Softbank, Japan's biggest Internet investor, today announced a $15 million investment in Body Shop Digital, which will develop the Internet operations of the popular brick-and-mortar store. The Body Shop will retain 59 percent ownership of the company.
The Web finance company has chosen an unusual time to back what appears to be a straight-up e-commerce play. Investors have fled these companies in droves recently, moving on to the much hotter business-to-business or wireless firms.
In February, well into the slide of business-to-consumer stocks, Softbank plunked down $57 million behind Toysrus.com, which has a long history of bungling on the Web. In September, the company invested $50 million in Kmart's Internet venture, Bluelight.com.
"Softbank is picking through the wreckage and will probably come up with some great companies," said Chris Vroom, an Internet retail analyst at Credit Suisse First Boston.
Investors have grown weary of the losses e-tailers continue to build. Most market segments face shakeouts, and several one-time "category killers" have announced that they need a bailout or face closure.

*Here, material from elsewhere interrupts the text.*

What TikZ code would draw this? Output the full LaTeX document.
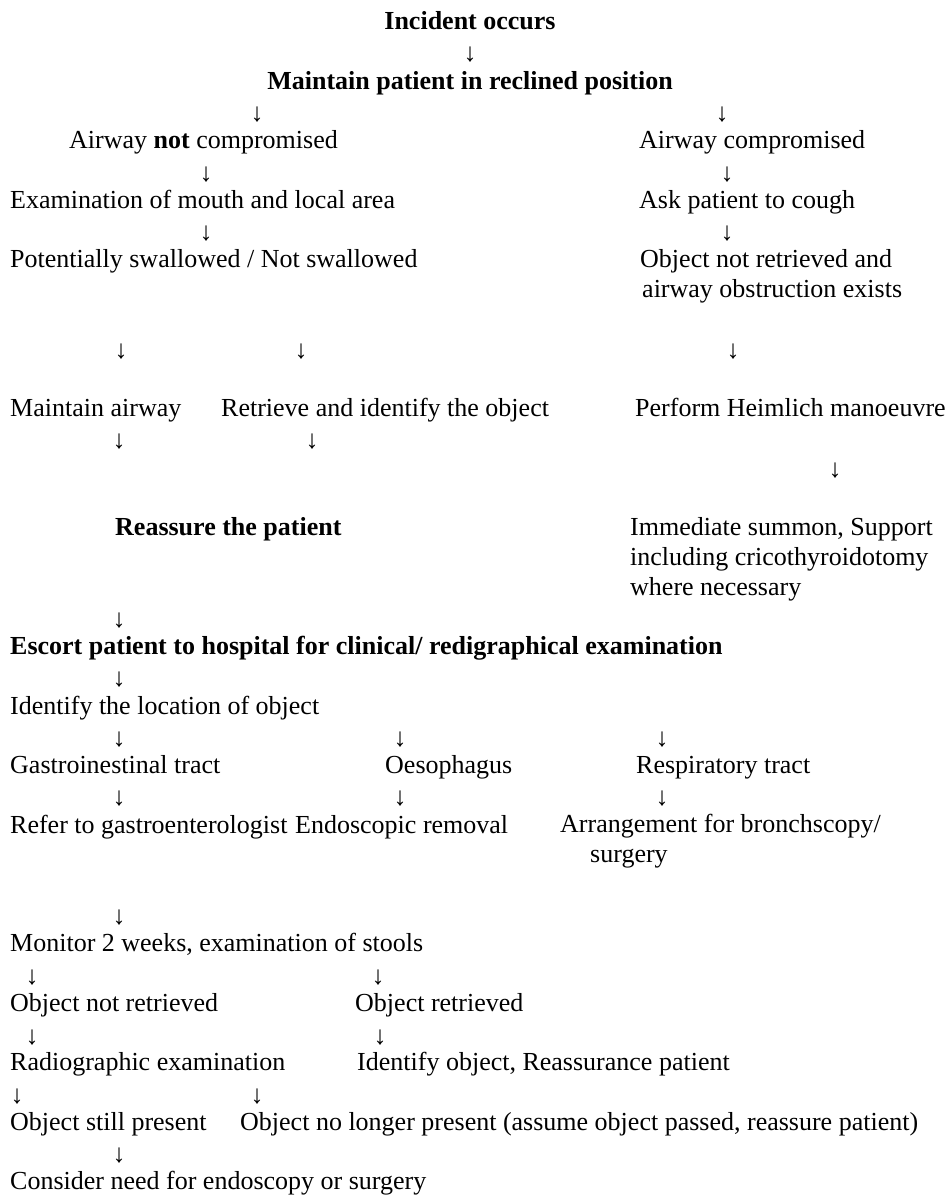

Yesterday, Drkoop.com said it had only five months of cash left and had renegotiated its deals with Go.com and America Online to save money. In this morning's trading, however, the company's stock today closed up $1.25--or 53 percent--$3.59.
The decline in business-to-consumer stocks runs across the board, in almost every area. Internet bellwether and behemoth retailer Amazon, closing today at $53.50, is down more than 30 percent from last year. Onetime high-flying toy merchant eToys' stock has dropped 71 percent. PlanetRx has lost 77 percent of its value.
But Softbank said it is betting on the big names they are investing in.
"They can swing their weight around," said Patti Purcell, The Body Shop's chief operating officer and a former Softbank executive. "The three components that bind these companies together is that they all are (well-known) brands, own proprietary products and have established infrastructure."
Instead of advertising, Softbank can spend money on building the sites or improving fulfillment and customer service operations, Purcell said. Paying to get their names in front of the public, she said, is why so many online stores have struggled.
She also noted that the companies Softbank is backing can offer savings to customers and still make money, which separates them from a lot of pure-play merchants. In their fury to attract customers, many Net companies have sold goods at a loss.
But brick-and-mortar heavy hitters that have gone online, such as Barnes&Noble, Wal-Mart and the Gap, have found themselves also-rans. Analysts have pointed out that there is a difference between online and offline retailing.
"The downside for Softbank is the same for everybody--that its investments don't pan out," Vroom said. "But the market caps have shrunk so much and it doesn't have to spend too much to drive traffic to their sites, so the risks are lower now than they would have been in the past."